There are many reasons why one would want to be invisible. A spouse may have reasons that are benevolent (out Mother's Day shopping) or illicit (consider the sign outside Eisenberg's Deli for "Sandwich #9"). Maybe someone just wants a night off from socializing. There are also more serious potential concerns, as Loopt's Altman describes in the interview, where a domestic violence victim might want to provide a false location, which is possible on networks like Loopt and Brightkite.
While searching for people is just one important function of mobile search, consumers may start seeking privacy controls over more of their mobile searches. Some of these controls will stem from the needs expressed above, as consumers won't want searches identified with specific locations. Some consumers may want to hide from location-triggered marketing messages.
When consumers are given control over one medium, they tend to want more of that in another. Consumers who love the on-demand nature of online video have come to expect that from television through digital video recorders, while the reverse migration holds true, too. Consumers who relished the National Do Not Call Registry have sought comparable escapes from unsolicited commercial direct mail and email. Similarly, consumers who can set their trusted friend settings for mobile social networking may start to seek settings for trusted sites. Some sites will get access to where a user is, while others will have to stay in the dark.

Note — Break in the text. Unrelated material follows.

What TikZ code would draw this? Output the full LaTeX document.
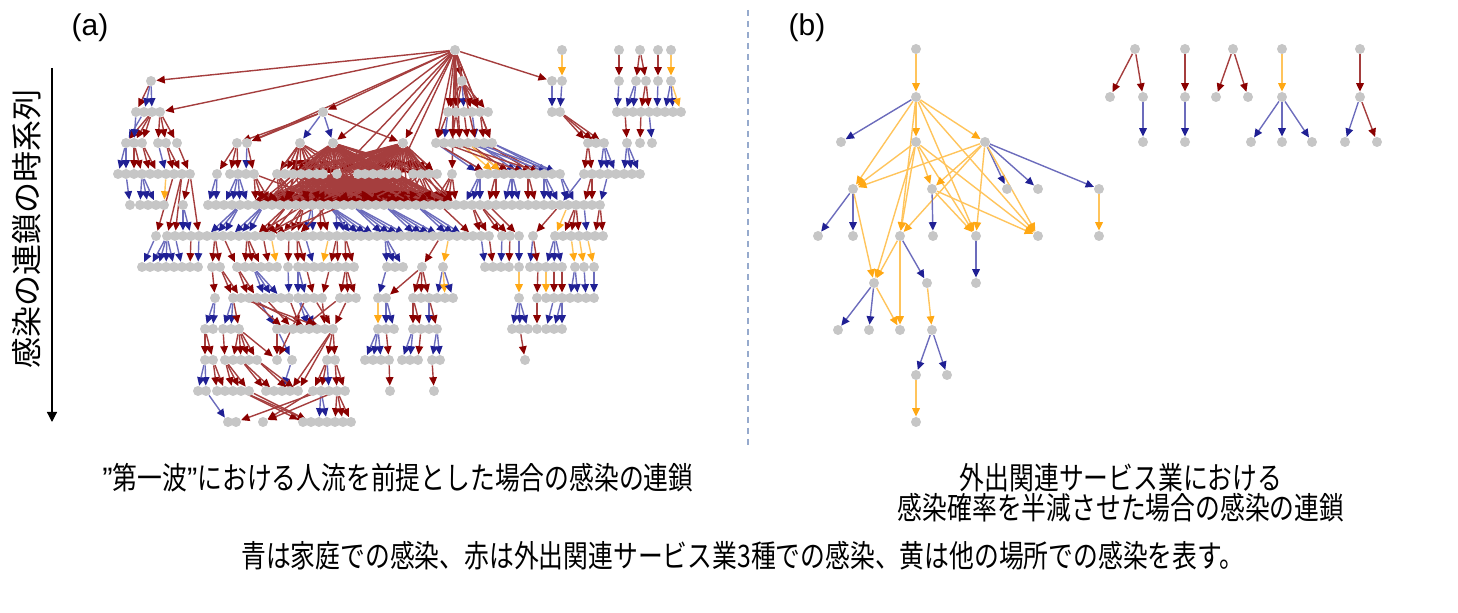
\documentclass[tikz,border=0pt]{standalone}
\usepackage{fontspec}
\usetikzlibrary{arrows.meta}
\newfontfamily\jp[FakeStretch=0.8]{Noto Sans CJK JP}
\newfontfamily\jpv{Noto Sans CJK JP}
\newfontfamily\lab{Liberation Sans}
\definecolor{nodegray}{RGB}{198,198,198}
\definecolor{redline}{RGB}{165,62,62}
\definecolor{redtip}{RGB}{138,0,0}
\definecolor{blueline}{RGB}{108,108,188}
\definecolor{bluetip}{RGB}{32,32,148}
\definecolor{yelline}{RGB}{255,196,92}
\definecolor{yeltip}{RGB}{255,168,20}
\definecolor{sepblue}{RGB}{150,170,205}
\pgfdeclarelayer{edges}
\pgfsetlayers{edges,main}
\tikzset{
  case/.style={circle, fill=nodegray, inner sep=0pt, minimum size=5pt},
  lnr/.style={draw=redline, line width=0.7pt, -{Triangle[length=4.2pt,width=3.8pt,color=redtip]}},
  lnb/.style={draw=blueline, line width=0.7pt, -{Triangle[length=4.2pt,width=3.8pt,color=bluetip]}},
  lny/.style={draw=yelline, line width=0.7pt, -{Triangle[length=4.2pt,width=3.8pt,color=yeltip]}},
  captxt/.style={font=\fontsize{15.5}{15}\selectfont\jp, inner sep=0pt, align=center},
  paneltxt/.style={font=\fontsize{15}{15}\selectfont\lab, inner sep=0pt}
}
\def\nonetext{none}
% (a): one run of siblings per entry: row/x/count/parent/colour
\def\chainruns{
  0/455/1/none/r, 0/562/1/none/r, 0/619/1/none/r, 0/640/1/none/r, 0/658/1/none/r, 0/671/1/none/r,
  1/151/1/n0-455/r, 1/462/1/n0-455/r, 1/552/1/n0-455/r, 1/562/1/n0-562/y, 1/619/1/n0-619/r,
  1/636/1/n0-640/r, 1/646/1/n0-640/r, 1/658/1/n0-658/r, 1/671/1/n0-671/y,
  2/136/1/n1-151/r, 2/144/2/n1-151/b, 2/160/1/n0-455/r, 2/323/1/n0-455/r, 2/448/2/n1-462/r,
  2/464/1/n1-462/b, 2/472/3/n1-462/r, 2/552/1/n1-552/b, 2/560/1/n1-562/b, 2/617/1/n1-619/b,
  2/625/2/n1-636/b, 2/641/2/n1-646/r, 2/657/1/n1-658/b, 2/665/2/n1-671/b, 2/681/1/n1-671/y,
  3/126/1/n2-144/b, 3/134/2/n2-152/r, 3/158/2/n2-160/r, 3/177/1/n2-160/r, 3/237/1/n2-323/r,
  3/247/1/n2-323/r, 3/300/1/n2-323/b, 3/333/1/n2-323/b, 3/403/1/n0-455/r, 3/436/1/n2-448/r,
  3/444/1/n2-448/b, 3/452/2/n2-456/r, 3/468/1/n2-464/r, 3/476/1/n2-472/b, 3/484/2/n2-480/r,
  3/588/2/n2-560/r, 3/604/1/n2-560/r, 3/627/1/n2-625/r, 3/640/1/n2-641/r, 3/652/1/n2-649/b,
  4/118/2/n3-126/b, 4/134/2/n3-134/r, 4/150/2/n3-142/r, 4/166/1/n3-158/b, 4/174/2/n3-166/r,
  4/190/1/n3-177/r, 4/217/1/n3-237/r, 4/230/2/n3-237/r, 4/246/1/n3-247/b, 4/254/1/n3-247/r,
  4/277/1/n3-300/r, 4/285/5/n3-300/r, 4/323/1/n3-333/r, 4/337/1/n3-333/r, 4/358/1/n3-403/r,
  4/365/4/n3-403/r, 4/397/1/n3-403/r, 4/413/4/n3-403/r,
  4/452/1/n0-455/r, 4/480/2/n3-436/b, 4/496/1/n3-460/y, 4/504/2/n3-468/r, 4/520/2/n3-476/b,
  4/536/2/n3-484/r, 4/552/2/n3-492/b, 4/584/2/n3-588/r, 4/600/3/n3-604/b, 4/624/3/n3-627/b,
  5/130/1/n4-126/b, 5/140/3/n4-142/b, 5/164/1/n4-166/y, 5/183/1/n4-190/r, 5/208/2/n4-217/b,
  5/224/4/n4-238/b, 5/256/3/n4-254/r, 5/280/4/n4-277/r, 5/312/5/n4-323/r, 5/352/5/n4-358/r,
  5/392/5/n4-397/r, 5/432/4/n4-452/r, 5/464/3/n4-480/b, 5/488/2/n4-496/r, 5/504/3/n4-512/b,
  5/528/2/n4-528/r, 5/544/3/n4-544/b, 5/568/2/n4-560/b, 5/584/2/n4-592/r, 5/600/1/n4-608/b,
  6/156/1/n4-174/r, 6/167/2/n4-182/r, 6/183/2/n5-183/b, 6/199/1/n4-190/r, 6/207/3/n5-240/b,
  6/231/3/n5-264/b, 6/255/2/n5-288/r, 6/271/1/n5-296/r, 6/281/3/n5-304/r, 6/305/2/n5-312/b,
  6/321/2/n5-320/r, 6/337/2/n5-336/b, 6/353/4/n5-328/b, 6/385/4/n5-352/b, 6/417/4/n5-384/b,
  6/449/3/n5-416/b, 6/473/1/n5-440/r, 6/481/2/n5-472/r, 6/502/2/n5-480/r, 6/519/1/n5-488/r,
  6/533/1/n5-560/r, 6/555/1/n5-568/y, 6/563/3/n5-576/r, 6/587/1/n5-584/b, 6/595/2/n5-600/r,
  7/142/1/n6-156/b, 7/150/4/n6-167/b, 7/182/1/n6-175/b, 7/190/1/n6-191/r, 7/198/1/n6-199/b,
  7/212/2/n6-215/r, 7/237/1/n6-223/r, 7/245/3/n6-247/r, 7/269/1/n6-263/r, 7/277/1/n6-271/y,
  7/288/1/n6-289/r, 7/298/2/n6-297/r, 7/314/1/n6-305/b, 7/322/1/n6-329/y, 7/330/2/n6-337/r,
  7/346/2/n6-345/r, 7/387/3/n6-385/b, 7/422/1/n6-441/r, 7/443/1/n6-449/y, 7/485/1/n6-481/b,
  7/493/1/n6-489/r, 7/501/1/n6-502/b, 7/509/1/n6-510/r, 7/519/1/n6-519/b, 7/530/1/n6-533/b,
  7/538/1/n6-533/r, 7/546/3/n6-555/b, 7/575/1/n6-571/y, 7/584/1/n6-579/y, 7/594/1/n6-587/y,
  8/215/1/n7-212/r, 8/233/2/n7-220/r, 8/249/2/n7-237/r, 8/265/3/n7-253/b, 8/289/1/n7-288/b,
  8/298/2/n7-298/b, 8/314/1/n7-306/r, 8/322/1/n7-330/r, 8/340/3/n7-346/r, 8/378/1/n7-387/b,
  8/386/1/n7-422/r, 8/413/3/n7-422/r, 8/437/1/n7-443/b, 8/445/1/n7-443/y, 8/453/1/n7-443/b,
  8/519/1/n7-519/y, 8/537/1/n7-538/r, 8/546/1/n7-546/y, 8/554/1/n7-554/r, 8/562/1/n7-562/r,
  8/570/2/n7-575/b, 8/586/1/n7-584/b, 8/594/1/n7-594/b,
  9/205/2/n8-215/b, 9/223/2/n8-233/b, 9/239/1/n8-233/r, 9/277/1/n8-257/b, 9/285/1/n8-249/r,
  9/293/1/n8-265/r, 9/301/1/n8-289/r, 9/309/2/n8-298/b, 9/325/1/n8-322/r, 9/333/1/n8-314/r,
  9/378/1/n8-378/y, 9/386/2/n8-386/b, 9/413/2/n8-413/r, 9/429/1/n8-429/b, 9/437/1/n8-429/r,
  9/512/3/n8-519/b, 9/537/1/n8-537/r, 9/546/1/n8-554/b, 9/554/2/n8-562/b,
  10/205/2/n9-205/r, 10/225/1/n9-223/r, 10/233/4/n9-239/r, 10/277/1/n9-277/r, 10/292/1/n9-277/b,
  10/327/2/n9-333/r, 10/365/3/n9-378/b, 10/389/1/n9-386/r, 10/402/2/n9-413/b, 10/418/1/n9-421/r,
  10/432/2/n9-437/b, 10/525/1/n9-520/r,
  11/198/2/n10-205/b, 11/217/2/n10-213/r, 11/233/3/n10-225/r, 11/266/2/n10-241/r, 11/282/1/n10-292/b,
  11/290/2/n10-257/r, 11/313/2/n10-327/r, 11/329/1/n10-327/b, 11/337/2/n10-335/r, 11/390/1/n10-389/r,
  11/434/1/n10-432/r,
  12/228/1/n11-206/b, 12/236/1/n11-321/r, 12/263/1/n11-313/r, 12/303/2/n11-241/r, 12/319/2/n11-321/b,
  12/335/3/n11-337/r}
\begin{document}
\begin{tikzpicture}[x=0.5pt, y=-0.5pt]
\useasboundingbox (0,0) rectangle (1458,613);

% panel labels and separator
\node[paneltxt] (lblA) at (90,28) {(a)};
\node[paneltxt] (lblB) at (807,28) {(b)};
\coordinate (sepTop) at (748,10);
\coordinate (sepBot) at (748,448);
\draw[sepblue, line width=0.6pt, dash pattern=on 3pt off 2.5pt] (sepTop) -- (sepBot);

% time axis
\coordinate (tTop) at (52,68);
\coordinate (tBot) at (52,422);
\draw[line width=0.6pt, -{Triangle[length=5pt,width=5pt]}] (tTop) -- (tBot);
\node[font=\fontsize{15.5}{15}\selectfont\jpv, rotate=90, inner sep=0pt] (tLabel) at (27,229) {感染の連鎖の時系列};

% (a): nodes first, then the links on the lower layer
\foreach \row/\x/\m/\up/\col in \chainruns{
  \pgfmathtruncatemacro{\yy}{50+31*\row}
  \foreach \k in {1,...,\m}{
    \pgfmathtruncatemacro{\xx}{\x+8*(\k-1)}
    \node[case] (n\row-\xx) at (\xx,\yy) {};
  }
}
\begin{pgfonlayer}{edges}
\foreach \row/\x/\m/\up/\col in \chainruns{
  \ifx\up\nonetext\else
    \foreach \k in {1,...,\m}{
      \pgfmathtruncatemacro{\xx}{\x+8*(\k-1)}
      \draw[ln\col] (\up) -- (n\row-\xx);
    }
  \fi
}
% long links across the runs
\foreach \a/\b/\col in {
  n0-455/n3-247/r, n0-455/n3-333/r, n0-455/n3-452/r, n0-455/n3-492/r, n0-455/n2-456/r,
  n0-455/n2-480/r, n0-455/n4-337/r, n0-455/n4-397/r, n0-455/n4-358/r, n2-323/n3-403/r,
  n0-455/n2-448/r, n0-455/n2-472/r, n0-455/n3-436/r, n0-455/n3-460/r, n0-455/n3-476/r,
  n3-333/n4-358/r, n3-403/n4-323/r, n3-403/n4-337/r, n4-254/n5-336/r, n3-468/n4-504/y,
  n3-468/n4-552/b, n3-476/n4-560/b, n3-444/n4-528/r, n3-452/n4-544/r, n3-436/n4-488/r,
  n4-584/n5-560/b, n9-239/n10-277/r, n11-337/n12-263/r, n11-249/n12-311/r, n8-241/n9-325/r,
  n8-249/n9-309/r, n8-306/n10-277/r, n8-340/n9-301/r, n8-348/n9-333/r, n9-333/n11-290/r,
  n9-333/n11-298/r, n5-304/n6-255/r, n5-320/n6-263/r, n5-344/n6-271/r, n5-328/n6-297/r,
  n2-152/n3-126/r, n2-136/n3-134/b}{
  \draw[ln\col] (\a) -- (\b);
}
% dense red fans of the big cluster
\foreach \h in {n3-333, n3-403}{
  \foreach \t in {285,293,301,309,317,365,373,381,389,413,421,429,437}{
    \draw[lnr] (\h) -- (n4-\t);
  }
}
\foreach \h/\s in {n3-333/256, n3-403/264, n4-323/248, n4-337/256, n4-358/272, n4-397/264}{
  \pgfmathtruncatemacro{\sn}{\s+8}
  \foreach \t in {\s,\sn,...,456}{
    \draw[lnr] (\h) -- (n5-\t);
  }
}
\foreach \h/\s in {n4-293/264, n4-309/280, n4-373/312, n4-389/336, n4-421/360}{
  \pgfmathtruncatemacro{\sn}{\s+24}
  \foreach \t in {\s,\sn,...,456}{
    \draw[lnr] (\h) -- (n5-\t);
  }
}
\foreach \t in {256,288,...,416}{
  \draw[lnr] (n3-300) -- (n5-\t);
}
\end{pgfonlayer}

% (b): chains with the halved probability
\foreach \nm/\x/\y in {
  bA/916/49, bB/916/97, bC1/841/142, bC2/916/142, bC3/985/142,
  bD1/853/189, bD2/932/189, bD3/1007/189, bD4/1038/189, bD5/1099/189,
  bE1/818/236, bE2/853/236, bE3/900/236, bE4/933/236, bE5/976/236, bE6/1038/236, bE7/1099/236,
  bF1/874/283, bF2/927/283, bF3/976/283,
  bG1/838/330, bG2/869/330, bG3/900/330, bG4/932/330,
  bH1/916/375, bH2/947/375, bI1/916/422,
  t1r/1135/49, t1a/1110/97, t1b/1143/97, t1c/1143/142,
  t2r/1185/49, t2a/1185/97, t2b/1185/142,
  t3r/1233/49, t3a/1216/97, t3b/1248/97,
  t4r/1282/49, t4a/1282/97, t4b/1251/142, t4c/1282/142, t4d/1312/142,
  t5r/1360/49, t5a/1360/97, t5b/1345/142, t5c/1377/142}{
  \node[case] (\nm) at (\x,\y) {};
}
\begin{pgfonlayer}{edges}
\foreach \a/\b/\col in {
  bA/bB/y, bB/bC1/b, bB/bC2/y, bB/bC3/y, bB/bD1/y, bB/bE3/y, bB/bE5/y, bB/bE6/y,
  bC2/bD1/y, bC2/bD2/y, bC2/bE3/y, bC2/bE5/y, bC2/bE6/y, bC2/bF1/y,
  bC3/bD1/y, bC3/bD2/y, bC3/bD3/b, bC3/bD4/b, bC3/bD5/b, bC3/bE3/y, bC3/bE5/y, bC3/bE6/y,
  bD1/bE1/b, bD1/bE2/b, bD1/bF1/y, bD2/bE4/b, bD2/bE5/y, bD2/bE6/y, bD5/bE7/y,
  bE3/bF1/y, bE3/bF2/b, bE3/bG3/y, bE5/bF3/b,
  bF1/bG1/b, bF1/bG2/b, bF1/bG3/y, bF2/bG4/y, bG4/bH1/b, bG4/bH2/b, bH1/bI1/y,
  t1r/t1a/r, t1r/t1b/r, t1b/t1c/b, t2r/t2a/r, t2a/t2b/b, t3r/t3a/r, t3r/t3b/r,
  t4r/t4a/y, t4a/t4b/b, t4a/t4c/b, t4a/t4d/b, t5r/t5a/r, t5a/t5b/b, t5a/t5c/r}{
  \draw[ln\col] (\a) -- (\b);
}
\end{pgfonlayer}

% captions
\node[captxt] (capA) at (398,478) {{\lab ”}第一波{\lab ”}における人流を前提とした場合の感染の連鎖};
\node[captxt] (capB) at (1121,493) {外出関連サービス業における\\感染確率を半減させた場合の感染の連鎖};
\node[captxt] (legend) at (743,556) {青は家庭での感染、赤は外出関連サービス業3種での感染、黄は他の場所での感染を表す。};
\end{tikzpicture}
\end{document}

Even if consumers do become savvier about privacy thanks to mobile controls, the value of local search will ensure that consumers don't get too rigorous with their settings. Just ask anyone who's downloaded Google Maps on their phone if they'd ever go back to living without it. Yet there is a real possibility that consumers will come to think more about which sites they're trusting, so it's one more reason to build that reservoir of consumer trust as it becomes a more precious commodity.